I'm wondering what other folks heard, too.

David

Comments

  • Thanks. Is the audio recording available?
  • edited February 2013
    If I understand Andrew correctly, unless the fund is going to double in size each year, its tax efficiency (or inefficiency) should eventually reach the same level as in MAPIX. Long term, it will be good but not great for taxable accounts from the tax-efficiency point of view. But a combination of growth and safety may compensate for it.
  • Reply to @Investor:

    The audio is currently available here http://78449.choruscall.com/dataconf/productusers/mfo/media/mfo130219.mp3 and will soon be available on a SFGIX podcast page.
  • Reply to @andrei: Given that Andrew ran MACSX for eight years, I'd guess that looking at its distribution history would be more instructive. Over the past 10 and 15 year periods, MACSX investors have lost about 2% per year to taxes, at least if Morningstar's assumptions (which they do lay out pretty clearly) are relevant to your (or my) tax situation. Roughly the fund made 14.5% pretax and 12.5% post-tax, per year.

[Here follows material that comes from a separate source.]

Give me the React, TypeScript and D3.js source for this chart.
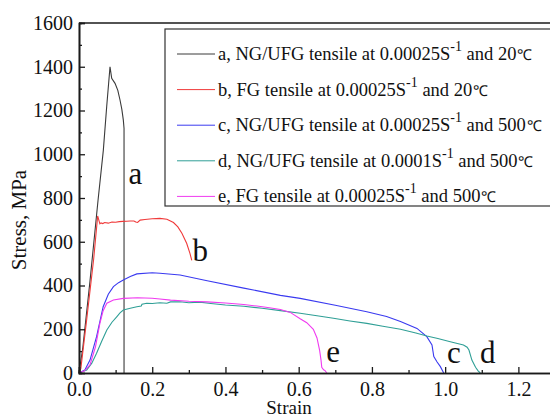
import { useEffect, useRef } from "react";
import * as d3 from "d3";

const W = 550;
const H = 419;
const MARGIN = { top: 23, right: -5, bottom: 46, left: 79 };
const FONT = "Liberation Serif, Times New Roman, serif";

// strain / stress pairs
const strainA = [0, 0.01, 0.03, 0.052, 0.0665, 0.0756, 0.0847, 0.0893, 0.0984, 0.106, 0.112, 0.117, 0.121, 0.123, 0.123];
const stressA = [0, 110, 420, 790, 1019, 1217, 1400, 1347, 1324, 1292, 1248, 1205, 1157, 1118, 0];

const strainB = [0, 0.005, 0.02, 0.04, 0.051, 0.054, 0.057, 0.06, 0.065, 0.07, 0.08, 0.09, 0.1, 0.11, 0.12, 0.13, 0.14, 0.15, 0.155, 0.16, 0.167, 0.18, 0.2, 0.221, 0.24, 0.258, 0.27, 0.281, 0.294, 0.303, 0.308];
const stressB = [0, 20, 230, 520, 718, 700, 682, 686, 683, 688, 685, 690, 689, 692, 693, 694, 695, 695, 690, 688, 699, 702, 705, 707, 703, 688, 668, 639, 593, 547, 515];

const strainC = [0, 0.016, 0.03, 0.048, 0.066, 0.08, 0.094, 0.108, 0.121, 0.14, 0.158, 0.2, 0.221, 0.276, 0.35, 0.45, 0.55, 0.604, 0.7, 0.786, 0.84, 0.878, 0.923, 0.95, 0.964, 0.969, 0.978, 0.987, 0.996];
const stressC = [0, 14, 59, 166, 303, 360, 395, 413, 425, 441, 453, 458, 456, 448, 422, 388, 355, 341, 310, 280, 258, 235, 204, 166, 128, 75, 50, 29, 0];

const strainD = [0, 0.021, 0.035, 0.048, 0.062, 0.076, 0.09, 0.103, 0.112, 0.121, 0.14, 0.158, 0.17, 0.172, 0.185, 0.2, 0.221, 0.24, 0.25, 0.276, 0.3, 0.33, 0.36, 0.4, 0.45, 0.5, 0.55, 0.604, 0.65, 0.695, 0.74, 0.786, 0.83, 0.878, 0.92, 0.95, 0.98, 1.014, 1.05, 1.06, 1.065, 1.073, 1.083, 1.09, 1.096];
const stressD = [0, 14, 45, 90, 145, 197, 232, 257, 275, 288, 296, 303, 306, 314, 319, 318, 321, 319, 325, 326, 321, 324, 318, 311, 305, 296, 285, 273, 262, 250, 238, 227, 214, 200, 183, 169, 158, 143, 128, 118, 105, 59, 26, 10, 0];

const strainE = [0, 0.015, 0.03, 0.045, 0.057, 0.066, 0.076, 0.094, 0.121, 0.16, 0.2, 0.221, 0.25, 0.3, 0.35, 0.4, 0.45, 0.486, 0.52, 0.55, 0.577, 0.604, 0.622, 0.64, 0.65, 0.657, 0.661, 0.663, 0.668, 0.672, 0.677];
const stressE = [0, 10, 37, 120, 227, 285, 319, 334, 341, 344, 342, 338, 333, 328, 325, 320, 313, 306, 298, 290, 277, 248, 230, 200, 160, 105, 59, 26, 15, 11, 0];

const seriesKeys = ["a", "b", "c", "d", "e"];
const seriesColors = ["#3a3a3a", "#f03a3a", "#3a3af0", "#2f9f96", "#f03af0"];
const seriesStrain = [strainA, strainB, strainC, strainD, strainE];
const seriesStress = [stressA, stressB, stressC, stressD, stressE];

const legendHead = [
  "a, NG/UFG tensile at 0.00025S",
  "b, FG tensile at 0.00025S",
  "c, NG/UFG tensile at 0.00025S",
  "d, NG/UFG tensile at 0.0001S",
  "e, FG tensile at 0.00025S",
];
const legendTemp = [" and 20", " and 20", " and 500", " and 500", " and 500"];

// where each curve name is written (strain, stress)
const tagStrain = [0.135, 0.31, 1.005, 1.095, 0.675];
const tagStress = [865, 510, 45, 45, 50];

const xMajor = [0, 0.2, 0.4, 0.6, 0.8, 1.0, 1.2];
const xMinor = [0.1, 0.3, 0.5, 0.7, 0.9, 1.1];
const yMajor = [0, 200, 400, 600, 800, 1000, 1200, 1400, 1600];
const yMinor = [100, 300, 500, 700, 900, 1100, 1300, 1500];

export default function App() {
  const xAxisRef = useRef<SVGGElement>(null);
  const yAxisRef = useRef<SVGGElement>(null);

  const innerW = W - MARGIN.left - MARGIN.right;
  const innerH = H - MARGIN.top - MARGIN.bottom;

  const x = d3.scaleLinear().domain([0, 1.3]).range([0, innerW]);
  const y = d3.scaleLinear().domain([0, 1600]).range([innerH, 0]);

  const line = d3
    .line<[number, number]>()
    .x((d) => x(d[0]))
    .y((d) => y(d[1]));

  useEffect(() => {
    const gx = d3.select(xAxisRef.current!);
    gx.selectAll("*").remove();
    gx.append("g").call(
      d3.axisBottom(x).tickValues(xMinor).tickSize(-3).tickFormat(() => "")
    );
    gx.append("g").call(
      d3.axisBottom(x).tickValues(xMajor).tickSize(-6).tickPadding(9).tickFormat(d3.format(".1f"))
    );
    gx.selectAll("g").attr("font-family", null).attr("font-size", null);
    gx.selectAll(".domain").attr("stroke", "#1a1a1a").attr("stroke-width", 1.6);
    gx.selectAll(".tick line").attr("stroke", "#1a1a1a").attr("stroke-width", 1.3);
    gx.selectAll("text").style("font-family", FONT).style("font-size", "20px").attr("fill", "#111");

    const gy = d3.select(yAxisRef.current!);
    gy.selectAll("*").remove();
    gy.append("g").call(
      d3.axisLeft(y).tickValues(yMinor).tickSize(-3).tickFormat(() => "")
    );
    gy.append("g").call(
      d3.axisLeft(y).tickValues(yMajor).tickSize(-6).tickPadding(6).tickFormat(d3.format("d"))
    );
    gy.selectAll("g").attr("font-family", null).attr("font-size", null);
    gy.selectAll(".domain").attr("stroke", "#1a1a1a").attr("stroke-width", 1.6);
    gy.selectAll(".tick line").attr("stroke", "#1a1a1a").attr("stroke-width", 1.3);
    gy.selectAll("text").style("font-family", FONT).style("font-size", "20px").attr("fill", "#111");
  });

  const legendX = 165 - MARGIN.left;
  const legendY = 29 - MARGIN.top;
  const rowStep = 35.6;

  return (
    <svg
      width={W}
      height={H}
      style={{ position: "absolute", left: 0, top: 0, background: "#fff", fontFamily: FONT }}
    >
      <g transform={`translate(${MARGIN.left},${MARGIN.top})`}>
        <line x1={0} x2={innerW + 10} y1={0} y2={0} stroke="#1a1a1a" strokeWidth={1.6} />

        {seriesKeys.map((k, i) => (
          <path
            key={k}
            d={line(seriesStrain[i].map((s, j) => [s, seriesStress[i][j]] as [number, number])) || ""}
            fill="none"
            stroke={seriesColors[i]}
            strokeWidth={1.1}
          />
        ))}

        <g ref={xAxisRef} transform={`translate(0,${innerH})`} />
        <g ref={yAxisRef} />

        {seriesKeys.map((k, i) => (
          <text
            key={k}
            x={x(tagStrain[i])}
            y={y(tagStress[i])}
            fontSize={31}
            fill="#111"
          >
            {k}
          </text>
        ))}

        <rect
          x={legendX}
          y={legendY}
          width={innerW}
          height={177}
          fill="#fff"
          stroke="#333"
          strokeWidth={1.2}
        />
        {seriesKeys.map((k, i) => {
          const ly = legendY + 25 + i * rowStep;
          return (
            <g key={k}>
              <line
                x1={legendX + 12}
                x2={legendX + 50}
                y1={ly}
                y2={ly}
                stroke={seriesColors[i]}
                strokeWidth={1}
              />
              <text x={legendX + 53} y={ly + 6} fontSize={18.5} fill="#111">
                {legendHead[i]}
                <tspan fontSize={14} dy={-9}>-1</tspan>
                <tspan dy={9}>{legendTemp[i]}</tspan>
                <tspan fontSize={15} dx={1}>{"\u2103"}</tspan>
              </text>
            </g>
          );
        })}

        <text
          x={innerW / 2 - 28}
          y={innerH + 41}
          textAnchor="middle"
          fontSize={19}
          fill="#111"
        >
          Strain
        </text>
        <text
          transform={`translate(${-53},${innerH / 2 + 22}) rotate(-90)`}
          textAnchor="middle"
          fontSize={21}
          fill="#111"
        >
          Stress, MPa
        </text>
      </g>
    </svg>
  );
}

    For what it's worth, David
  • Reply to @chip: Thanks Chip. I could not wait longer:)
  • Thanks a lot for this comparison. I guess taxes will only grow in the future, and M* does not account for state taxes, which are very high where I live. It would be great to get ~10% after tax, investing in such a steady fund as MACSX, but perhaps keeping it in IRA would be even better.
  • David,
    Thanks so much for an excellent job in running the call and asking a great set of questions. these interactions with fund managers are quite valuable. I feel like it gives us a seat at the table in terms of really understanding the nuts and bolts of these funds. Based on the call and additional research I've done on the fund, I plan to invest.

    In reference to your note above, he did raise some flags about devaluation of the yen, but also seemed to think that potentially positive change was ongoing in Japan. He is planning a trip there in the near term to look at companies.